Pore-fracture evolution and seepage behavior in sandstone under triaxial stress: Insights from real-time CT imaging

Understanding the mechanisms of pore-fracture evolution and their effects on permeability is critical for predicting seepage behavior in fractured porous media. However, the real-time capture of these dynamic processes under realistic stress conditions remains technically challenging and has not been thoroughly explored. This study presents a methodology that integrates real-time CT scanning with 3D digital reconstruction and numerical simulation techniques, enabling the dynamic monitoring of structural evolution and fluid flow characteristics. Quantitative and morphological analyses were conducted on reconstructed models at different loading stages, and seepage simulations based on reconstructed pore-fracture structures were carried out to investigate fluid migration.
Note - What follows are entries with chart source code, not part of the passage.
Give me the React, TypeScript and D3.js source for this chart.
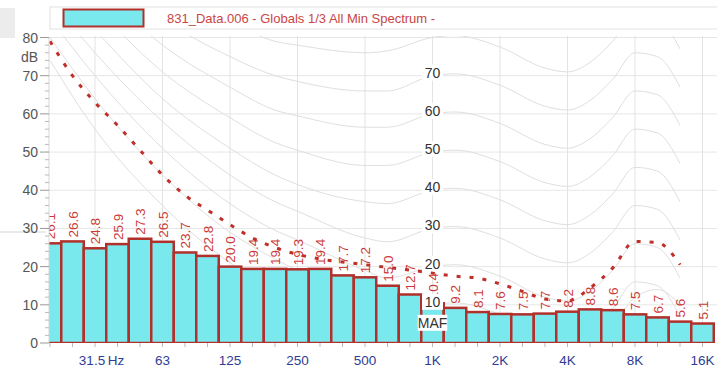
import React from "react";
import * as d3 from "d3";

// 1/3-octave bands (index 0 = 20 Hz ... 29 = 16 kHz)
const bandNames = ["20","25","31.5","40","50","63","80","100","125","160","200","250","315","400","500","630","800","1K","1.25K","1.6K","2K","2.5K","3.15K","4K","5K","6.3K","8K","10K","12.5K","16K"];
const barValues = [26.1,26.6,24.8,25.9,27.3,26.5,23.7,22.8,20.0,19.4,19.4,19.3,19.4,17.7,17.2,15.0,12.7,10.4,9.2,8.1,7.6,7.5,7.7,8.2,8.8,8.6,7.5,6.7,5.6,5.1];
const barLabels = ["26.1","26.6","24.8","25.9","27.3","26.5","23.7","22.8","20.0","19.4","19.4","19.3","19.4","17.7","17.2","15.0","12.7","10.4","9.2","8.1","7.6","7.5","7.7","8.2","8.8","8.6","7.5","6.7","5.6","5.1"];

// red dotted reference curve, 20 Hz .. 12.5 kHz
const refCurve = [79,70,63,57,50.5,44,38.7,34.8,31,27.5,25,23.2,22,21.2,20.5,19.8,19.1,18.3,17.5,17,15.5,13.5,11.5,11,14.4,19.6,26.6,26.3,20.5];

// equal-loudness contours, values at selected band indices
const contourIdx = [0,2,5,8,10,11,14,15,17,18,20,22,23,24,25,26,27,28];
const contourMAF = [74,56,36,21,14,11,5,4,4.5,5,2,-3,-4,-2,4,12,14,10];
const contour10 = [80,64,44,29,22,19,12,9.5,10,10.5,7.5,2,1,3.5,9,16,15,7];
const contour20 = [85,70,51,36.5,29.5,27,19,17,20,20.5,17.5,12,11,13.5,19,26,25,17];
const contour30 = [90,76,58,44,37,34.5,27.5,26.5,30,30.5,27.5,22,21,23.5,29,36,35,27];
const contour40 = [95,82,64,51,44,41.5,37,36.5,40,40.5,37.5,32,31,33.5,39,46,45,37];
const contour50 = [100,88,71,59,52.5,50.5,46.5,46.5,50,50.5,47.5,42,41,43.5,49,56,55,47];
const contour60 = [105,94,78,67,61,59.5,56.5,56.5,60,60.5,57.5,52,51,53.5,59,66,65,57];
const contour70 = [110,100,85,75,70,68.5,66,66,70,70.5,67.5,62,61,63.5,69,76,75,67];
const contour80 = [115,106,92,84,79,78,76,76.5,80,80.5,77.5,72,71,73.5,79,86,85,77];
const contour90 = [120,112,100,92,88,87,86,86.5,90,90.5,87.5,82,81,83.5,89,96,95,87];
const contourSets = [contourMAF,contour10,contour20,contour30,contour40,contour50,contour60,contour70,contour80,contour90];
const contourLabels = ["70","60","50","40","30","20","10","MAF"];
const contourLabelDb = [70,60,50,40,30,20,10,4.5];

const xTickIdx = [2,5,8,11,14,17,20,23,26,29];
const xTickLabels = ["31.5","63","125","250","500","1K","2K","4K","8K","16K"];
const yTicks = [0,10,20,30,40,50,60,70,80];

const legendText = "831_Data.006 - Globals 1/3 All Min Spectrum -";

export default function App() {
  const W = 717, H = 369;
  const plotL = 49, plotR = 717, plotT = 36, plotB = 343;
  const x = d3.scaleLinear().domain([0, 29]).range([50, 702.5]);
  const y = d3.scaleLinear().domain([0, 80]).range([343, 37.5]);
  const bw = x(1) - x(0);
  const font = "'Liberation Sans', Arial, Helvetica, sans-serif";
  const cyan = "#7ae9ee";
  const barStroke = "#b0302b";
  const red = "#cc3a36";

  const contourLine = d3.line<number>()
    .x((_, i) => x(contourIdx[i]))
    .y((d) => y(d))
    .curve(d3.curveMonotoneX);
  const refLine = d3.line<number>()
    .x((_, i) => x(i))
    .y((d) => y(d))
    .curve(d3.curveMonotoneX);

  const minorY = d3.range(0, 81, 2).filter((v) => v % 10 !== 0);

  return (
    <svg width={W} height={H} style={{ display: "block", position: "absolute", left: 0, top: 0, background: "#fff" }} fontFamily={font}>
      <defs>
        <clipPath id="plotClip">
          <rect x={plotL} y={plotT} width={plotR - plotL} height={plotB - plotT} />
        </clipPath>
      </defs>
      {/* UI artifacts */}
      <rect x={0} y={8} width={15} height={30} fill="#ececec" />
      <line x1={0} x2={46} y1={232} y2={232} stroke="#e4e4e4" strokeWidth={1.5} />

      {/* legend */}
      <rect x={50} y={7} width={690} height={22} fill="#fff" stroke="#e2e2e2" />
      <rect x={63.5} y={9.5} width={80} height={17} fill={cyan} stroke={barStroke} strokeWidth={2} />
      <text x={167} y={22.5} fontSize={13} fill="#c94545">{legendText}</text>

      {/* grid */}
      <g clipPath="url(#plotClip)">
        {yTicks.map((t) => (
          <line key={"gy" + t} x1={plotL} x2={plotR} y1={y(t)} y2={y(t)} stroke="#e6e6e6" />
        ))}
        {xTickIdx.map((i) => (
          <line key={"gx" + i} x1={x(i)} x2={x(i)} y1={plotT} y2={plotB} stroke="#e3e3e3" />
        ))}
        {contourSets.map((c, k) => (
          <path key={"c" + k} d={contourLine(c) || ""} fill="none" stroke="#dfdfdf" strokeWidth={1} />
        ))}
        {/* bars */}
        {barValues.map((v, i) => (
          <rect key={"b" + i} x={x(i) - bw / 2} y={y(v)} width={bw} height={y(0) - y(v)} fill={cyan} stroke={barStroke} strokeWidth={2.5} />
        ))}
        {barValues.map((v, i) => (
          <text key={"bl" + i} transform={`translate(${x(i) + 5},${y(v) - 4}) rotate(-90)`} fontSize={13.5} fill={red}>{barLabels[i]}</text>
        ))}
        {/* contour labels */}
        {contourLabels.map((l, k) => {
          const cy = y(contourLabelDb[k]) - 3;
          const w = l.length * 8.5 + 4;
          return (
            <g key={"cl" + k}>
              <rect x={x(17) - w / 2} y={cy - 8} width={w} height={16} fill="#fff" />
              <text x={x(17)} y={cy + 5} fontSize={14} fill="#333" textAnchor="middle">{l}</text>
            </g>
          );
        })}
        {/* reference dotted curve */}
        <path d={refLine(refCurve) || ""} fill="none" stroke="#c0302b" strokeWidth={3} strokeDasharray="4 9" />
      </g>

      {/* y axis */}
      <line x1={plotL} x2={plotL} y1={37} y2={plotB} stroke="#d6d6d6" />
      {yTicks.map((t) => (
        <g key={"yt" + t}>
          <line x1={40} x2={plotL} y1={y(t)} y2={y(t)} stroke="#999" />
          <text x={38} y={y(t) + 5} fontSize={14} fill="#555" textAnchor="end">{t}</text>
        </g>
      ))}
      {minorY.map((t) => (
        <line key={"ym" + t} x1={45} x2={plotL} y1={y(t)} y2={y(t)} stroke="#bbb" />
      ))}
      <text x={38} y={y(75) + 5} fontSize={14} fill="#555" textAnchor="end">dB</text>

      {/* x axis */}
      {bandNames.map((_, i) => (
        <line key={"xt" + i} x1={x(i)} x2={x(i)} y1={plotB} y2={plotB + 4} stroke="#bbb" />
      ))}
      {xTickIdx.map((i, k) => (
        <text key={"xl" + i} x={x(i) - (k === 0 ? 3 : 0)} y={365} fontSize={13.5} fill="#2f3d94" textAnchor="middle">{xTickLabels[k]}</text>
      ))}
      <text x={116} y={365} fontSize={13.5} fill="#2f3d94" textAnchor="middle">Hz</text>
    </svg>
  );
}
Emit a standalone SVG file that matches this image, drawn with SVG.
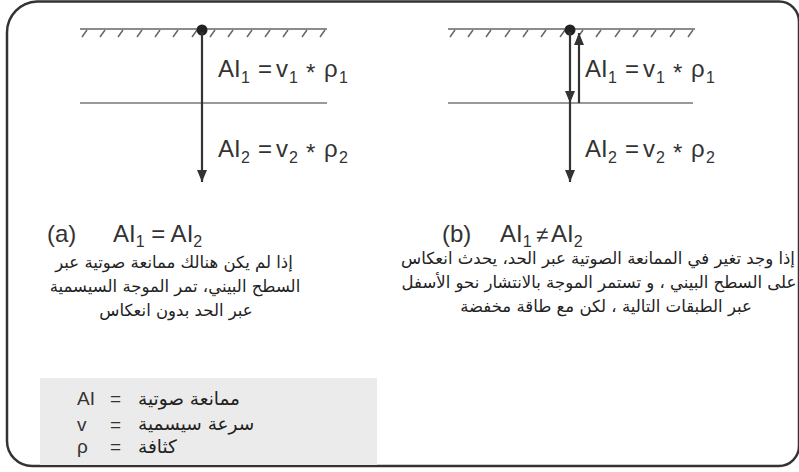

Furthermore, a semi-logarithmic model linking permeability to fractal dimension was proposed and validated, providing a predictive tool based on microstructural characteristics. The analysis shows that shear-induced dilation causes isolated small pores to expand and form larger pores that eventually integrate into the connected network before cracking. After cracking, newly formed fractures promote the incorporation of isolated pores, whereas subsequent fracture closure leads to a reduction in the connected pore volume and an increase in the isolated voids. The fracture network forms a funnel-shaped pattern, extending from the specimen ends toward the center. Numerical simulations show that the evolution of the pore-fracture network significantly alters the seepage pathways and flow efficiency. Permeability exhibits a strong positive correlation with coordination number and throat size. These findings provide a new perspective on characterizing and predicting seepage behavior under realistic stress conditions, offering significant scientific and engineering implications for underground fluid control and hazard mitigation.